Employers who waste money don’t survive, so they become pretty good at determining the prevailing wage for any given job.

The exceptions are contractors on government projects, who are ordered by law to pay wages far higher than necessary. As a result, when voters allocate enough money to build eight new schools, the money stretches only far enough to build seven. Those state mandates are misleadingly called “prevailing wage” laws, often referred to as “Little Davis-Bacon Acts,” after the federal law on which they’re based.

Upset that the policy of awarding federal contracts to the low bidder had allowed “bootleg” southern labor to build a veterans hospital in his district in the 1920s, racist Long Island congressman Robert L. Bacon and other sponsors specifically stated a major purpose of their 1931 federal bill was to block “cheap colored labor” from taking jobs from local white workers.
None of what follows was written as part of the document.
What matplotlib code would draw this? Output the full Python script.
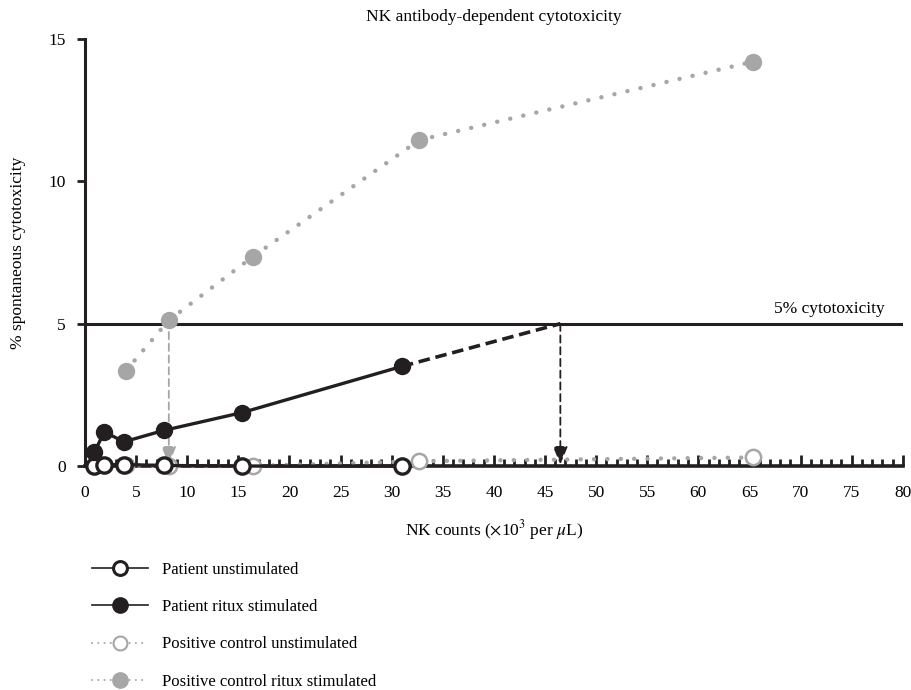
import matplotlib.pyplot as plt
from matplotlib.lines import Line2D
from matplotlib.ticker import MultipleLocator

plt.rcParams['font.family'] = ['Liberation Serif', 'DejaVu Serif']
plt.rcParams['mathtext.fontset'] = 'stix'

# NK counts (x10^3 per uL) and % spontaneous cytotoxicity
pat_x = [0.9, 1.9, 3.8, 7.7, 15.4, 31.0]
pat_unstim = [0.0, 0.05, 0.05, 0.02, 0.0, 0.0]
pat_ritux = [0.48, 1.2, 0.85, 1.25, 1.88, 3.5]

ctrl_x = [4.0, 8.2, 16.4, 32.7, 65.3]
ctrl_unstim = [0.02, 0.0, 0.0, 0.17, 0.3]
ctrl_ritux = [3.35, 5.12, 7.35, 11.45, 14.2]

threshold = 5
pat_cross = 46.5     # extrapolated NK count where patient reaches 5%
ctrl_cross = 8.2
arrow_end = 0.05

grey = '#a6a6a6'
black = '#231f20'
dots = (0, (0.01, 3.0))

fig = plt.figure(figsize=(9.11, 6.9), dpi=100)
ax = fig.add_axes([0.0933, 0.3246, 0.8977, 0.6189])

ax.axhline(threshold, color=black, lw=2.2, zorder=1)
ax.text(78.2, threshold + 0.25, '5% cytotoxicity', ha='right', va='bottom', fontsize=12.5)

# dashed extrapolation and arrows
ax.plot([pat_x[-1], pat_cross], [pat_ritux[-1], threshold], color=black,
        lw=2.6, ls=(0, (3.2, 1.6)), zorder=2)
head = '-|>,head_length=1.1,head_width=0.45'
ax.annotate('', xy=(pat_cross, arrow_end), xytext=(pat_cross, threshold),
            arrowprops=dict(arrowstyle=head, color=black,
                            lw=1.3, ls=(0, (4, 2.5)), shrinkA=0, shrinkB=0), zorder=3)
ax.annotate('', xy=(ctrl_cross, arrow_end), xytext=(ctrl_cross, ctrl_ritux[1]),
            arrowprops=dict(arrowstyle=head, color=grey,
                            lw=1.3, ls=(0, (4, 2.5)), shrinkA=0, shrinkB=0), zorder=3)

ax.plot(ctrl_x, ctrl_ritux, color=grey, lw=3.2, ls=dots, dash_capstyle='round',
        marker='o', ms=11.5, mfc=grey, mec=grey, zorder=4, clip_on=False)
ax.plot(ctrl_x, ctrl_unstim, color=grey, lw=3.2, ls=dots, dash_capstyle='round',
        marker='o', ms=11, mfc='white', mec=grey, mew=1.8, zorder=5, clip_on=False)
ax.plot(pat_x, pat_unstim, color=black, lw=2.4,
        marker='o', ms=11, mfc='white', mec=black, mew=2.4, zorder=6, clip_on=False)
ax.plot(pat_x, pat_ritux, color=black, lw=2.4,
        marker='o', ms=11.5, mfc=black, mec=black, zorder=7, clip_on=False)

ax.set_xlim(0, 80)
ax.set_ylim(0, 15)
for s in ['top', 'right']:
    ax.spines[s].set_visible(False)
ax.spines['left'].set_linewidth(2.2)
ax.spines['bottom'].set_linewidth(2.6)
ax.spines['left'].set_color(black)
ax.spines['bottom'].set_color(black)

ax.xaxis.set_major_locator(MultipleLocator(5))
ax.xaxis.set_minor_locator(MultipleLocator(1))
ax.set_yticks([0, 5, 10, 15])
ax.tick_params(axis='x', which='major', direction='in', length=8, width=2, pad=14,
               labelsize=12.5, color=black)
ax.tick_params(axis='x', which='minor', direction='in', length=5, width=2, color=black)
ax.tick_params(axis='y', direction='out', length=6, width=2, pad=8, labelsize=12.5,
               color=black)

ax.set_xlabel(r'NK counts ($\times$10$^{3}$ per $\mu$L)', fontsize=12.5, labelpad=12)
ax.set_ylabel('% spontaneous cytotoxicity', fontsize=12.5, labelpad=16)
ax.set_title('NK antibody-dependent cytotoxicity', fontsize=12.5, pad=13)

handles = [
    Line2D([], [], color=black, lw=1.2, marker='o', ms=10, mfc='white', mec=black, mew=2.2),
    Line2D([], [], color=black, lw=1.2, marker='o', ms=11, mfc=black, mec=black),
    Line2D([], [], color=grey, lw=1.5, ls=(0, (0.01, 3)), dash_capstyle='round',
           marker='o', ms=10, mfc='white', mec=grey, mew=1.5),
    Line2D([], [], color=grey, lw=1.5, ls=(0, (0.01, 3)), dash_capstyle='round',
           marker='o', ms=11, mfc=grey, mec=grey),
]
labels = ['Patient unstimulated', 'Patient ritux stimulated',
          'Positive control unstimulated', 'Positive control ritux stimulated']
fig.legend(handles, labels, loc='upper left', bbox_to_anchor=(0.094, 0.195), frameon=False,
           fontsize=12, handlelength=3.35, handletextpad=0.85, labelspacing=1.27,
           borderaxespad=0)

fig.savefig('out.png', dpi=100)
The result, of course, was less work for everyone.

In Nevada, only about 20 percent of contractors participate in the annual state poll designed to determine and set prevailing wages, because participation requires the disclosure of proprietary information that competitors can use to formulate lower bids. So state survey forms are often filled out by labor unions “assisting” the contractors. The result can be fantasy wages.

As documented by former Review-Journal writer A.D. Hopkins in 2000, the mandatory minimum wages published by the Nevada state Labor Commissioner sometimes require contractors to pay as much as $13.69 per hour above the highest real wages reported for a given labor specialty during the previous year. Those erroneous “prevailing wages” — dreamed up out of thin air — then became the actual wages that had to be paid the next year on government construction projects, at which point they were factored into the following year’s wage mandates.

Wednesday in Carson City, Assemblyman Cresent Hardy, a Republican contractor who wants to amend Nevada’s prevailing wage law, cited a Nevada Policy Research Institute study that says the prevailing wage law adds 46 percent to construction worker pay in Southern Nevada — and 13.2 percent to the overall cost of building a school.

The water carriers for the unions, including Assemblywoman Peggy Pierce, D-Las Vegas, responded that the whole community benefits when contractors are made to pay “decent wages.” So taxpayers benefit when their pockets are picked at a rate of $51 an hour for elevator installers, as opposed to the $38 per hour ($76,000 a year, before benefits or overtime) that said installers are happy to receive when working a nongovernment job?

Mr. Hardy’s Assembly Bill 318 would lift the project threshold on which prevailing wages must be paid from $100,000 to $1.5 million. Of course, unions already game the $100,000 limit. When the school district tries to put an $80,000 paving or renovation job out to bid, the maintenance department often is informed that job will be “ganged up” with other projects in order to exceed the $100,000 cap and trigger the higher wage requirements.

Given that union-friendly Democrats hold a 26-15 edge in the Assembly, Mr. Hardy’s bill is likely to die in committee. And we wonder why government demands ever more money — yet seems to get less and less done?